Copy the data exactly as it appears, and do not include any pictures.

(Data entries)

□ □ □

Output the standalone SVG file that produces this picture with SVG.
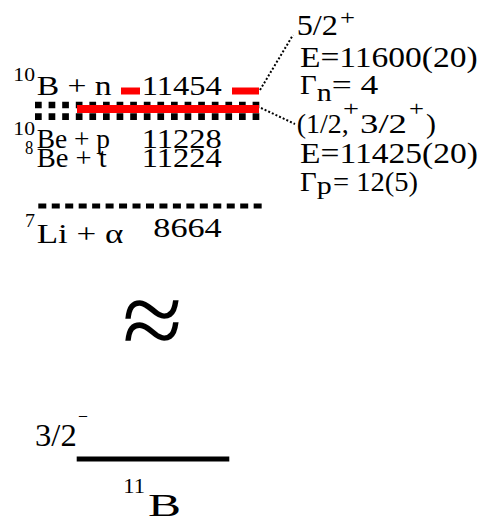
<svg xmlns="http://www.w3.org/2000/svg" width="481" height="522" viewBox="0 0 481 522" font-family="Liberation Serif, serif">
<style>
text{fill:#000}
.t{font-size:28px}
.s{font-size:18px}
.r{font-size:30px}
.red{stroke:#ff0000;fill:none}
.dot{stroke:#000;fill:none;stroke-width:6.7;stroke-dasharray:6.7 6.9}
.lead{stroke:#000;fill:none;stroke-width:2;stroke-dasharray:2 2}
</style>
<rect width="481" height="522" fill="#fff"/>
<g id="thresholds">
<line class="dot" x1="35" y1="105" x2="259.3" y2="105"/>
<line class="dot" x1="35" y1="116.7" x2="259.3" y2="116.7"/>
<line x1="38.3" y1="206" x2="262" y2="206" stroke="#000" stroke-width="5" stroke-dasharray="8 5.46"/>
</g>
<g id="level-11454">
<line class="red" x1="121" y1="91" x2="140" y2="91" stroke-width="7"/>
<line class="red" x1="232" y1="91" x2="259" y2="91" stroke-width="7"/>
</g>
<g id="level-11425">
<line class="red" x1="77" y1="109" x2="259" y2="109" stroke-width="8"/>
</g>
<g id="label-Bn">
<text class="s" x="13.3" y="80.7" textLength="21.7" lengthAdjust="spacingAndGlyphs">10</text>
<text class="t" x="36.7" y="95" textLength="75" lengthAdjust="spacingAndGlyphs">B + n</text>
<text class="t" x="141.7" y="95" textLength="80" lengthAdjust="spacingAndGlyphs">11454</text>
</g>
<g id="label-Bep">
<text class="s" x="13.3" y="135.4" textLength="21.7" lengthAdjust="spacingAndGlyphs">10</text>
<text class="t" x="36.7" y="148.3" textLength="73.3" lengthAdjust="spacingAndGlyphs">Be + p</text>
<text class="t" x="141.7" y="148.3" textLength="80" lengthAdjust="spacingAndGlyphs">11228</text>
</g>
<g id="label-Bet">
<text class="s" x="25" y="154" textLength="8.3" lengthAdjust="spacingAndGlyphs">8</text>
<text class="t" x="36.7" y="167.3" textLength="70" lengthAdjust="spacingAndGlyphs">Be + t</text>
<text class="t" x="141.7" y="167.3" textLength="80" lengthAdjust="spacingAndGlyphs">11224</text>
</g>
<g id="label-Lia">
<text class="s" x="25" y="227.3" textLength="10" lengthAdjust="spacingAndGlyphs">7</text>
<text class="t" x="36.7" y="243.3" textLength="86.6" lengthAdjust="spacingAndGlyphs">Li + α</text>
<text class="t" x="153.3" y="236.7" textLength="68.4" lengthAdjust="spacingAndGlyphs">8664</text>
</g>
<g id="state-52">
<text class="r" x="296.7" y="35" textLength="41.3" lengthAdjust="spacingAndGlyphs">5/2</text>
<text x="340" y="24.5" font-size="22" textLength="15" lengthAdjust="spacingAndGlyphs">+</text>
<text class="r" x="300" y="66.7" textLength="177.7" lengthAdjust="spacingAndGlyphs">E=11600(20)</text>
<text class="t" x="300" y="94" textLength="16.7" lengthAdjust="spacingAndGlyphs">Γ</text>
<text x="316.7" y="100.5" font-size="26" textLength="15" lengthAdjust="spacingAndGlyphs">n</text>
<text class="t" x="331.7" y="94" textLength="46.6" lengthAdjust="spacingAndGlyphs">= 4</text>
</g>
<g id="state-12-32">
<text class="t" x="296.7" y="133" textLength="52" lengthAdjust="spacingAndGlyphs">(1/2,</text>
<text x="343" y="115.6" font-size="22" textLength="16" lengthAdjust="spacingAndGlyphs">+</text>
<text class="t" x="360" y="133" textLength="47" lengthAdjust="spacingAndGlyphs">3/2</text>
<text x="409" y="115.6" font-size="22" textLength="15" lengthAdjust="spacingAndGlyphs">+</text>
<text class="t" x="426" y="133" textLength="10" lengthAdjust="spacingAndGlyphs">)</text>
<text class="r" x="300" y="163.3" textLength="178" lengthAdjust="spacingAndGlyphs">E=11425(20)</text>
<text class="t" x="300" y="190.7" textLength="16.7" lengthAdjust="spacingAndGlyphs">Γ</text>
<text x="316.7" y="193.5" font-size="26" textLength="15" lengthAdjust="spacingAndGlyphs">p</text>
<text class="t" x="333" y="190.7" textLength="85" lengthAdjust="spacingAndGlyphs">= 12(5)</text>
</g>
<g id="connectors">
<line class="lead" x1="260" y1="90" x2="293" y2="35"/>
<line class="lead" x1="261" y1="108" x2="295" y2="124"/>
</g>
<g id="break">
<text x="152.5" y="357" font-size="110" text-anchor="middle">≈</text>
</g>
<g id="ground-11B">
<text x="35" y="445.7" font-size="32" textLength="41.7" lengthAdjust="spacingAndGlyphs">3/2</text>
<text x="78" y="422.7" font-size="20" textLength="10" lengthAdjust="spacingAndGlyphs">−</text>
<line x1="76.7" y1="459" x2="229.3" y2="459" stroke="#000" stroke-width="5"/>
<text x="123.3" y="493.3" font-size="20" textLength="21.7" lengthAdjust="spacingAndGlyphs">11</text>
<text x="148" y="516" font-size="32" textLength="33" lengthAdjust="spacingAndGlyphs">B</text>
</g>
</svg>
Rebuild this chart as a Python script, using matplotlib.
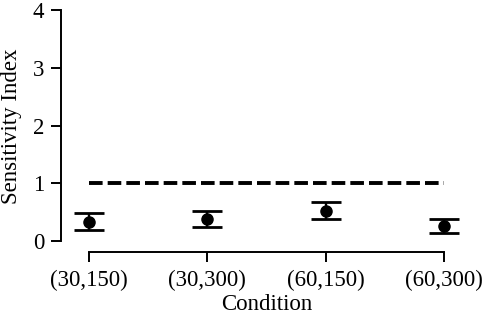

□ □ □

[Solution to the exercise]:
Output the standalone SVG file that produces this picture with SVG.
<svg xmlns="http://www.w3.org/2000/svg" width="481" height="522" viewBox="0 0 481 522" font-family="Liberation Serif, serif">
<style>
text{fill:#000}
.t{font-size:28px}
.s{font-size:18px}
.r{font-size:30px}
.red{stroke:#ff0000;fill:none}
.dot{stroke:#000;fill:none;stroke-width:6.7;stroke-dasharray:6.7 6.9}
.lead{stroke:#000;fill:none;stroke-width:2;stroke-dasharray:2 2}
</style>
<rect width="481" height="522" fill="#fff"/>
<g id="thresholds">
<line class="dot" x1="35" y1="105" x2="259.3" y2="105"/>
<line class="dot" x1="35" y1="116.7" x2="259.3" y2="116.7"/>
<line x1="38.3" y1="206" x2="262" y2="206" stroke="#000" stroke-width="5" stroke-dasharray="8 5.46"/>
</g>
<g id="level-11454">
<line class="red" x1="121" y1="91" x2="140" y2="91" stroke-width="7"/>
<line class="red" x1="232" y1="91" x2="259" y2="91" stroke-width="7"/>
</g>
<g id="level-11425">
<line class="red" x1="77" y1="109" x2="259" y2="109" stroke-width="8"/>
</g>
<g id="label-Bn">
<text class="s" x="13.3" y="80.7" textLength="21.7" lengthAdjust="spacingAndGlyphs">10</text>
<text class="t" x="36.7" y="95" textLength="75" lengthAdjust="spacingAndGlyphs">B + n</text>
<text class="t" x="141.7" y="95" textLength="80" lengthAdjust="spacingAndGlyphs">11454</text>
</g>
<g id="label-Bep">
<text class="s" x="13.3" y="135.4" textLength="21.7" lengthAdjust="spacingAndGlyphs">10</text>
<text class="t" x="36.7" y="148.3" textLength="73.3" lengthAdjust="spacingAndGlyphs">Be + p</text>
<text class="t" x="141.7" y="148.3" textLength="80" lengthAdjust="spacingAndGlyphs">11228</text>
</g>
<g id="label-Bet">
<text class="s" x="25" y="154" textLength="8.3" lengthAdjust="spacingAndGlyphs">8</text>
<text class="t" x="36.7" y="167.3" textLength="70" lengthAdjust="spacingAndGlyphs">Be + t</text>
<text class="t" x="141.7" y="167.3" textLength="80" lengthAdjust="spacingAndGlyphs">11224</text>
</g>
<g id="label-Lia">
<text class="s" x="25" y="227.3" textLength="10" lengthAdjust="spacingAndGlyphs">7</text>
<text class="t" x="36.7" y="243.3" textLength="86.6" lengthAdjust="spacingAndGlyphs">Li + α</text>
<text class="t" x="153.3" y="236.7" textLength="68.4" lengthAdjust="spacingAndGlyphs">8664</text>
</g>
<g id="state-52">
<text class="r" x="296.7" y="35" textLength="41.3" lengthAdjust="spacingAndGlyphs">5/2</text>
<text x="340" y="24.5" font-size="22" textLength="15" lengthAdjust="spacingAndGlyphs">+</text>
<text class="r" x="300" y="66.7" textLength="177.7" lengthAdjust="spacingAndGlyphs">E=11600(20)</text>
<text class="t" x="300" y="94" textLength="16.7" lengthAdjust="spacingAndGlyphs">Γ</text>
<text x="316.7" y="100.5" font-size="26" textLength="15" lengthAdjust="spacingAndGlyphs">n</text>
<text class="t" x="331.7" y="94" textLength="46.6" lengthAdjust="spacingAndGlyphs">= 4</text>
</g>
<g id="state-12-32">
<text class="t" x="296.7" y="133" textLength="52" lengthAdjust="spacingAndGlyphs">(1/2,</text>
<text x="343" y="115.6" font-size="22" textLength="16" lengthAdjust="spacingAndGlyphs">+</text>
<text class="t" x="360" y="133" textLength="47" lengthAdjust="spacingAndGlyphs">3/2</text>
<text x="409" y="115.6" font-size="22" textLength="15" lengthAdjust="spacingAndGlyphs">+</text>
<text class="t" x="426" y="133" textLength="10" lengthAdjust="spacingAndGlyphs">)</text>
<text class="r" x="300" y="163.3" textLength="178" lengthAdjust="spacingAndGlyphs">E=11425(20)</text>
<text class="t" x="300" y="190.7" textLength="16.7" lengthAdjust="spacingAndGlyphs">Γ</text>
<text x="316.7" y="193.5" font-size="26" textLength="15" lengthAdjust="spacingAndGlyphs">p</text>
<text class="t" x="333" y="190.7" textLength="85" lengthAdjust="spacingAndGlyphs">= 12(5)</text>
</g>
<g id="connectors">
<line class="lead" x1="260" y1="90" x2="293" y2="35"/>
<line class="lead" x1="261" y1="108" x2="295" y2="124"/>
</g>
<g id="break">
<text x="152.5" y="357" font-size="110" text-anchor="middle">≈</text>
</g>
<g id="ground-11B">
<text x="35" y="445.7" font-size="32" textLength="41.7" lengthAdjust="spacingAndGlyphs">3/2</text>
<text x="78" y="422.7" font-size="20" textLength="10" lengthAdjust="spacingAndGlyphs">−</text>
<line x1="76.7" y1="459" x2="229.3" y2="459" stroke="#000" stroke-width="5"/>
<text x="123.3" y="493.3" font-size="20" textLength="21.7" lengthAdjust="spacingAndGlyphs">11</text>
<text x="148" y="516" font-size="32" textLength="33" lengthAdjust="spacingAndGlyphs">B</text>
</g>
</svg>
Rebuild this chart as a Python script, using matplotlib.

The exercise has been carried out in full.